Debt ceiling debate and Treasury supply
On a more technical note, temporary supply reductions may have kept rates lower in recent weeks. As the U.S. Treasury’s borrowing approaches the debt ceiling, the Treasury has drawn from GSA funding rather than issuing debt, thus reducing the supply of Treasuries in the market. However, a surge in supply following a raising of the debt ceiling and/or more fiscal spending would likely put upward pressure on yields. In either case, the market has faced yet another round of uncertainty surrounding the debt ceiling, with no clear path of resolution defined yet. While the Treasury Department stated it can continue funding until October 18, Congress is left with diminishing options to fund the government on a go-forward basis without a government shutdown. Of note, the debt ceiling has been raised 14 times since the year 2001.
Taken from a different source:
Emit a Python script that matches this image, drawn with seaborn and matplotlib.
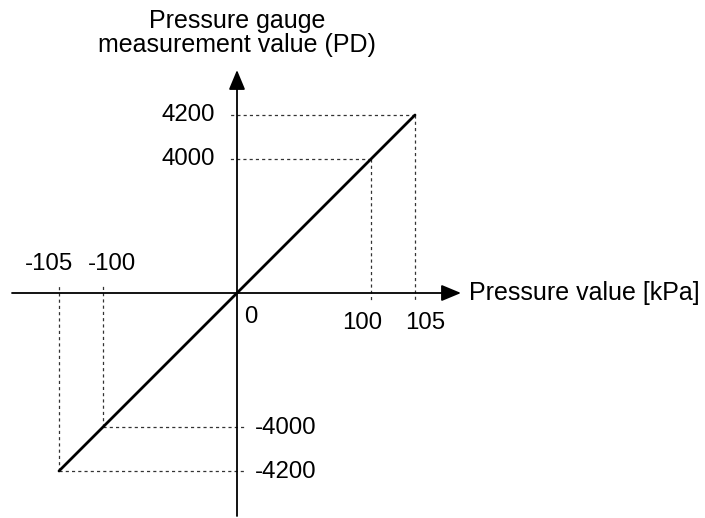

Rates hedging implications
Corporate responses to last week’s volatility in rates have been mixed; many companies see the specter of Fed rate hikes as a sign to lock in floating rate exposure. While some companies look to place initial hedges, others are extending current exposure to hedge longer time horizons. In other cases, companies issuing fixed rate debt are assessing whether the damage is already done on higher long-term rates versus the fact that rates could continue to climb higher still.
(Related insight: Read "Managing interest rate risk on future debt issuances")
Most commodity and energy indices are higher across the board this week, with headline crude nearing $80 per barrel for the first time since 2018. Demand has continued to rise while OPEC is expected to keep supply steady at their meeting next week. Natural gas has also captured headlines, with wholesale prices in the U.S. exceeding $5, the highest price since 2008. While demand surges, bidding wars due to shortages in Europe and Asia have contributed to price steepening; with ongoing shortages in those jurisdictions coupled with elevated demand in the colder months, higher prices could linger. While no consumer likes the sound of higher heating bills, companies with these energy commodities as key inputs are assessing the costs and benefits of hedging in this higher price and higher volatility market.